Big data in particular comes in a range of formats. For instance, a call recording looks different to a network than a credit card transaction. Unlike structured data in traditional applications, big data includes semi-structured or unstructured data, such as text, audio, video, click streams, log files, and the output of sensors that measure and transmit geographic and environmental information.
And big data environments change the way data flows in the network. Big data generates far more east-west or server-to-server traffic than north-south or server-to-client traffic, and for every client interaction, there may be hundreds or thousands of server and data node interactions. Application architecture has evolved correspondingly from a centralized to a distributed model. This is counter to the traditional client/server network architectures built over the last 20 years.
Big data's impact on the network
Pulling data from a variety of sources, big data systems run on server clusters distributed over multiple network nodes. These clusters run tasks in a parallel scale-out fashion. Traffic patterns can range from 1-to-1 (telephone call), 1-to-many (TV show), many-to-1 (a concert audience), and many-to-many (CB radio), in a combination of unicast and multicast flows between multiple nodes that run in parallel. Network admins need to cope with this combination of traffic patterns, some of which create a single stream, some of which create many.
Additionally, when data is served to the compute nodes, it generates high volumes of network traffic. Data shuffle-and-sort operations between the distributed nodes require fast and predictable transfers. While analytics systems use directly attached storage for processing, intermediate storage stages the data.
Data needs to be moved around in the network and operated upon efficiently during the analysis process. As new data sets grow and sources are added, workloads grow. So does the need to quickly add capacity. As a result, it is critical to prioritize locality, high performance, horizontal scalability and direct server node-to-server node connectivity in the network architecture.
The need for a new network model
One design model involves building on low-end commodity hardware and letting the analytics software react to issues with the network, such as restarting jobs that time out due to congestion. This model is used for non-real-time processing, where completion time isn’t critical and data comes primarily from one source.
Another model involves building on a hardware-based system that provides deterministic performance to ensure continuous processing. This model is used for doing near-real-time analysis on data from multiple sources.
Real-time big data systems, meanwhile, benefit from a topology where network nodes connect with each other in an any-to-any model with a single hop between them, providing a dedicated system for processing multiple large data streams with low loss and deterministic performance. A switch fabric can provide this model.
The switch fabric offers the advantages of overall system bandwidth and performance, especially reduced latency. Location independence allows clusters and data to achieve optimum performance from anywhere in the architecture. This architecture also enables seamless merging of new data sources into the cluster without rewiring and significantly eases the expansion of the system. It provides convergence that allows server clusters, and the storage area network, to communicate across one network. Resources are managed as one entity and policies are easily applied across the entire switching infrastructure.

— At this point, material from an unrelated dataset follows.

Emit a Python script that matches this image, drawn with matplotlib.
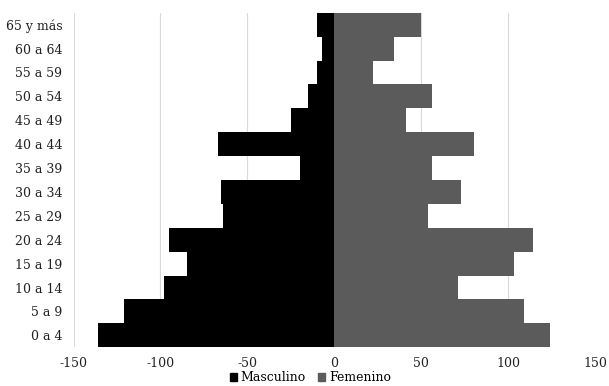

Implementing big data solutions
Big data represents a tremendous opportunity for businesses to capture and analyze data like never before. As IT organizations begin to test and evolve their solutions, network administrators must consider the impact of these technologies on their server, storage, networking and operations infrastructure. How can enterprises best develop new infrastructure to leverage and analyze the increasing flow of big data? Consider the following questions in developing the networking topology:
• Is the analysis of data streams being done in real time?
• Are there multiple data sources, and are they static or streaming?
• If the pilot is successful, how big will the cluster need to be?
• How easily and quickly can more capacity be added?
• Will big data applications require integration with other applications?
Answering these questions will help frame the discussion. They’ll indicate how your infrastructure will influence data center architectures and interconnect requirements.
Big data empowers organizations to develop new strategies that provide real-time business analytics and new business insights that drive organizations. With the rapid changes that businesses are seeing, however, it is necessary to consider the critical technologies that provide the scale, performance and headroom for tomorrow’s business requirements, meeting the highest levels of investment protection, business agility, and time to market.
Michael Leonard is a senior product marketing manager at Juniper Networks, where he focuses on the data center. He brings more than 15 years of experience working for networking equipment vendors in both the enterprise and service provider markets. For the previous 15 years, he worked in IT, where he managed networks, applications and data systems and dealt with many of the same issues that customers face in protecting their data and ensuring application performance.